You know, when I spoke to [director] Erik [Poppe], when he approached me for this, he told me that he was her — that he just changed the sex. It's a personal story for him, but if you make a movie about a guy who leaves his family behind while he does this very important job, he's a hero right away. When you make it about a mother, it's a separate discussion. We still have these prejudices about what a mother is supposed to be, what she can and can't do, and that really is the center of the movie, because of her own expectations. And that was very interesting to see, that in this case, the mother isn't necessarily the good parent, that it's the father. He took a job that enabled him to be at home a lot more and raise their two kids. That was their deal, and he accepted that. He loves that life. But he doesn't like the fact that his wife constantly wants to go away, and that's tough on him.
And I understand. I've spent a lot of my working life traveling and being away from my own family, so I kind of knew and understood the dilemmas within that. I've experienced the difficulty of both that and maintaining a long-distance relationship, but I'm on the other side of it. I follow my dreams and my passion all the time, and the choices I make, in essence, are very selfish. If my kids came first all the time, I wouldn't travel like this, or do a movie in Australia. But it's a choice I made, and I stand by it. But sometimes it's important to stop and really think about it. Of course, when I'm shooting, I'm not going into a war zone!
Well, Game of Thrones can be a little dangerous for some folks. Beheadings, poisonings, behandings ...
[Laughs.] It's rare that someone actually gets killed on a set! Your ego can be bruised quite badly, but that's usually about it. So that's what I like about this film, because it does a beautiful job of showing how this is a drive and a passion for her. When you strip away the ideal, of what she would do idealistically, she can't help but do this. It's pure instinct for her. It's what she lives for. And I just like the fact that it shows that we're all different. You can't put certain people into certain boxes and make someone conform to your ideal of what you think they should be, because that doesn't always work out for very long. She comes to realize that. In a perfect world, she would be the person her husband wants her to be, but she says, "I want to, but I can't." Of course she can't. That's not her. And it's terribly unfair to ask her to be someone she's not. But I also understand why he does it. It's too hard to love someone and constantly be in fear of them dying, and it's so tough for their kids to be constantly waiting for her to come home.
Family is very interesting to explore. We all have a family, and most of us, at the core, that's how we define ourselves. It's who you are genetically. It's your upbringing. It's where we have the most conflicts, and the most joy. It's where things get really interesting. And we all have these ideals of how we would like things to be, and they're not based on realistic notions, so we're constantly confronted with that. The Lannisters are probably not the most realistic portrayal of a family! [Laughs.] But I like to try and explore who we are as human beings. That's what this job is.

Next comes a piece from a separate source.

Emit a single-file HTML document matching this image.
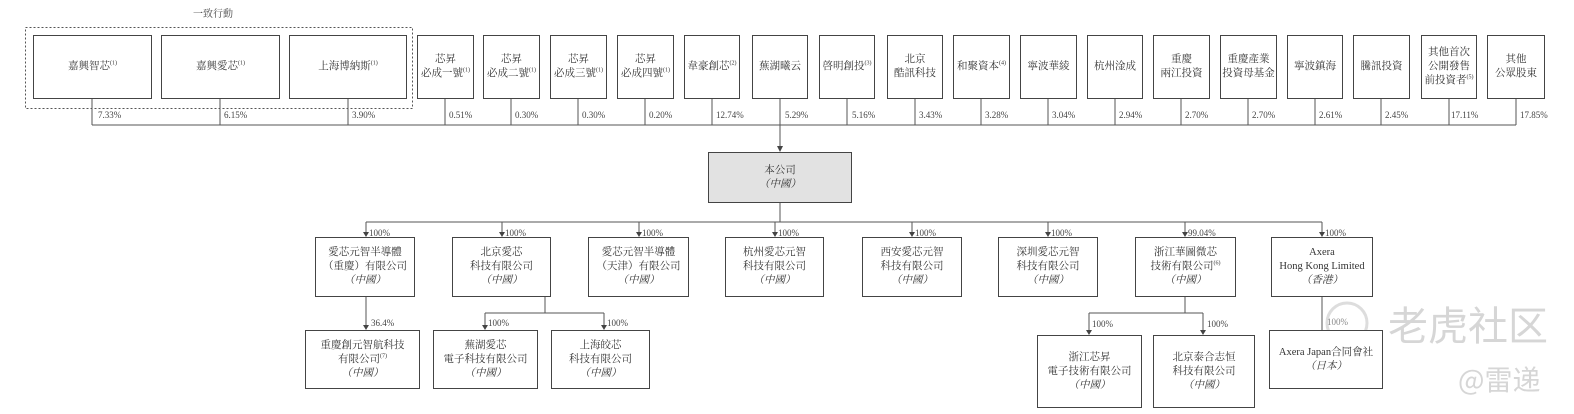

The Lannisters should give you pause!
The Lannisters, that's a whole different dynamic. [Laughs.] But it's a good thing to watch, because you watch a family like this, and your own problems fade away. That's what we aim for. [Laughs.]

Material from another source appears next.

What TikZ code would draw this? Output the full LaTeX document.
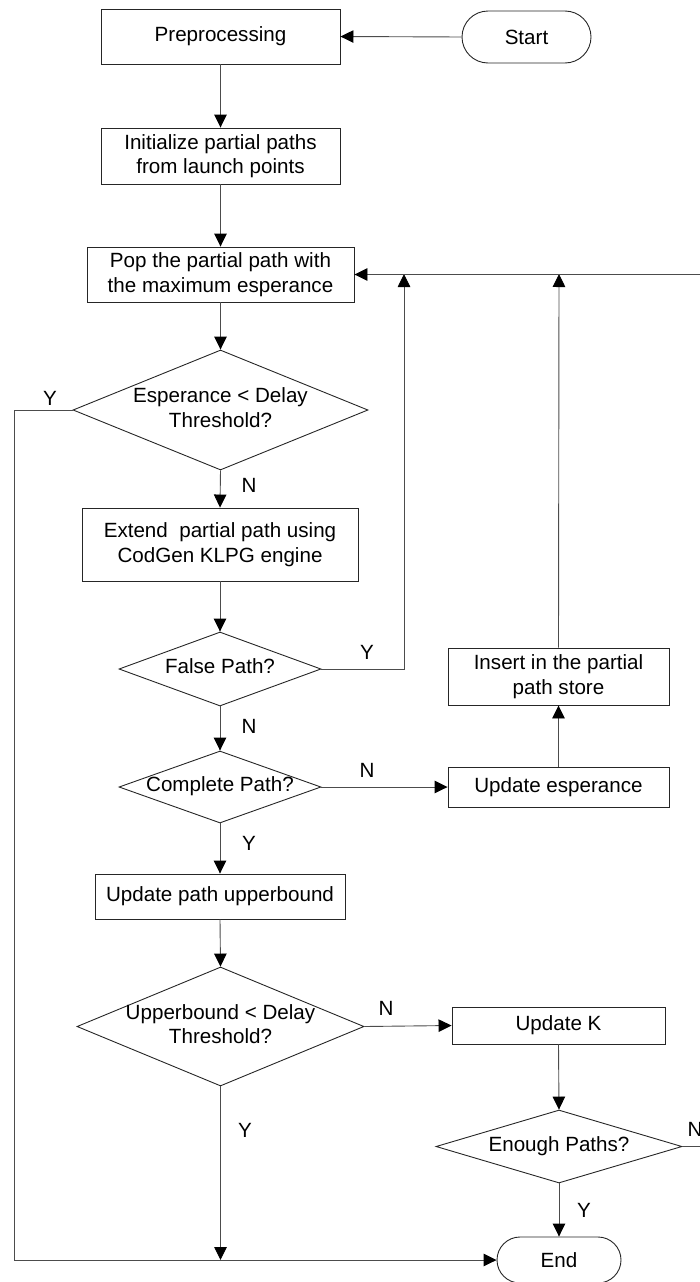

So how do you think Jaime feels going into season five, given that he's just basically helped his brother kill their father?
I think, clearly, he's shocked by what Tyrion did. If he hadn't helped him escape, Tywin wouldn't be dead. So he's to blame, too! Because he's the one who let him go. It's not easy.
Are you enjoying getting to work with Charles Dance again, even if he is just playing a corpse?
[Laughs.] No comment. No comment right now. I'll tell you some stories when we're done! [Laughs.]